Task to complete -> Copy the first line of the entries below and every line after it through the line containing "from matplotlib.ticker import". Do not include pictures.

Records shown ->
• • •

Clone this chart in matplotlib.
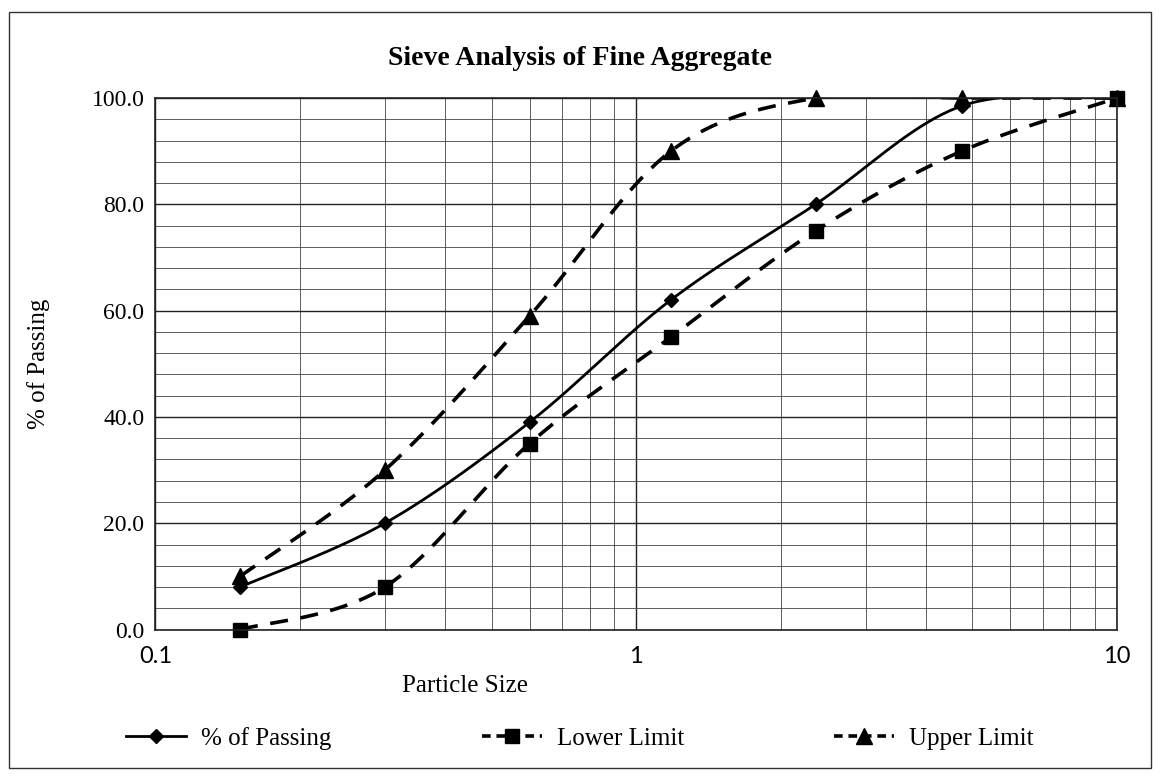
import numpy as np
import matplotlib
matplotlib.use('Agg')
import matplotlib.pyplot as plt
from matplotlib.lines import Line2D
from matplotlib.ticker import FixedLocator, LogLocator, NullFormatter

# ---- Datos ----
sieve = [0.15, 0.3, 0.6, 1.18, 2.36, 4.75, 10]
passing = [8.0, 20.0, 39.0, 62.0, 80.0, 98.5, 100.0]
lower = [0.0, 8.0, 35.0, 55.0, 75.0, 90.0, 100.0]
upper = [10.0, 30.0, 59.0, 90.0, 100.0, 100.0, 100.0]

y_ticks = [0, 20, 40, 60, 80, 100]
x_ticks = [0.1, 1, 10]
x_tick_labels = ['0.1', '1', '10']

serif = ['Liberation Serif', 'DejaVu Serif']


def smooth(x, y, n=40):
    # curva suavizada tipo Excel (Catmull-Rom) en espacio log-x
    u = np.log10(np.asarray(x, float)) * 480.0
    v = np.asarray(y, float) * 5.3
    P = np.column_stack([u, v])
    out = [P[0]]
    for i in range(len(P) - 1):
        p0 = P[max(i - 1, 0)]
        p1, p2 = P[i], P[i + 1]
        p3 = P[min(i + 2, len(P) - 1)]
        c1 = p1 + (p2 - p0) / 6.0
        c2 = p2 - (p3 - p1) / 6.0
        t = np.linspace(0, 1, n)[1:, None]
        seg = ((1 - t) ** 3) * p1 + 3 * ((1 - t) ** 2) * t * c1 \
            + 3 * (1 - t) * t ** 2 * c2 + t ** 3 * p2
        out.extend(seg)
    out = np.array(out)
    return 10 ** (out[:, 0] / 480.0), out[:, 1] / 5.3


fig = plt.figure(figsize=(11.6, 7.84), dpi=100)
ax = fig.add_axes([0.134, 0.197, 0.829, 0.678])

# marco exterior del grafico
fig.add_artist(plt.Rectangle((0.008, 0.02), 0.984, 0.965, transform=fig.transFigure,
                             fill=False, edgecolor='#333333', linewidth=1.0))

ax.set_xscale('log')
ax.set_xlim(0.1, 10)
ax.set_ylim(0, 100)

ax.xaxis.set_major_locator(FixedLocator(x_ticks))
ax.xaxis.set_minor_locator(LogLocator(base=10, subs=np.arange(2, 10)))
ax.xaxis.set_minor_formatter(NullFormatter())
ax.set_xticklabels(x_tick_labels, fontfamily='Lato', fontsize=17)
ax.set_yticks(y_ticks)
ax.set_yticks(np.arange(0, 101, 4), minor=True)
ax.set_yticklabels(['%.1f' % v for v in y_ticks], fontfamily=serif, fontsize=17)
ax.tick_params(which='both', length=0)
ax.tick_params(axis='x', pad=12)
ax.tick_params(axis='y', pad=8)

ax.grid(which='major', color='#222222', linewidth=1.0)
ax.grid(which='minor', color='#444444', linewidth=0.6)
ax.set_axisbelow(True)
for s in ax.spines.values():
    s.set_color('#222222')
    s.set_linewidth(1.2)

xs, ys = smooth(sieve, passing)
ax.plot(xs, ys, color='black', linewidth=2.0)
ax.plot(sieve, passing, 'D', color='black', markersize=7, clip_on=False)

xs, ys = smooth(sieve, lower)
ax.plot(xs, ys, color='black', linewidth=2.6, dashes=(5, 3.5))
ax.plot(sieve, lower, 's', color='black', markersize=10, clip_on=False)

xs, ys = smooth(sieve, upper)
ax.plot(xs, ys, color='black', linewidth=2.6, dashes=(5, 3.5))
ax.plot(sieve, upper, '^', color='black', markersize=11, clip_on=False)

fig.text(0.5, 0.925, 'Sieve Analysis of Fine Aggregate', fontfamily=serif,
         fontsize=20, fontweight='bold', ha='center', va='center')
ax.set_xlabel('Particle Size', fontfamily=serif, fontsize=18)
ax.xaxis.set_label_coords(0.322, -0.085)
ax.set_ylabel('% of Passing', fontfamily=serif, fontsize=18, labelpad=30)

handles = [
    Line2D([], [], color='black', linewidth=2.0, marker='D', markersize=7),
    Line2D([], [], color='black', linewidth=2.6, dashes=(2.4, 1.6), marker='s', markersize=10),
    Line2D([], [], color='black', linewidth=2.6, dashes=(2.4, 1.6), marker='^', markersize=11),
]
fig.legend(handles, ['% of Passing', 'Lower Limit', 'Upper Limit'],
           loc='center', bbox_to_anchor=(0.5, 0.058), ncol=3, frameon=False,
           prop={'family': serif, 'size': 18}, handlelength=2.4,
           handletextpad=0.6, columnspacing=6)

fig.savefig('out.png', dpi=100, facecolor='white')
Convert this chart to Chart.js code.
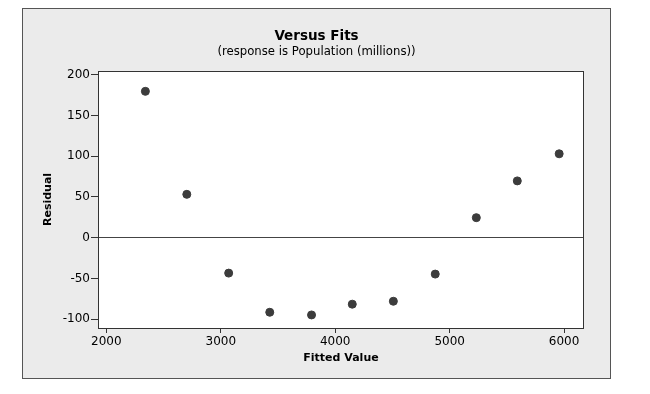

• • •

Expected answer ->
Clone this chart in matplotlib.
import numpy as np
import matplotlib
matplotlib.use('Agg')
import matplotlib.pyplot as plt
from matplotlib.lines import Line2D
from matplotlib.ticker import FixedLocator, LogLocator, NullFormatter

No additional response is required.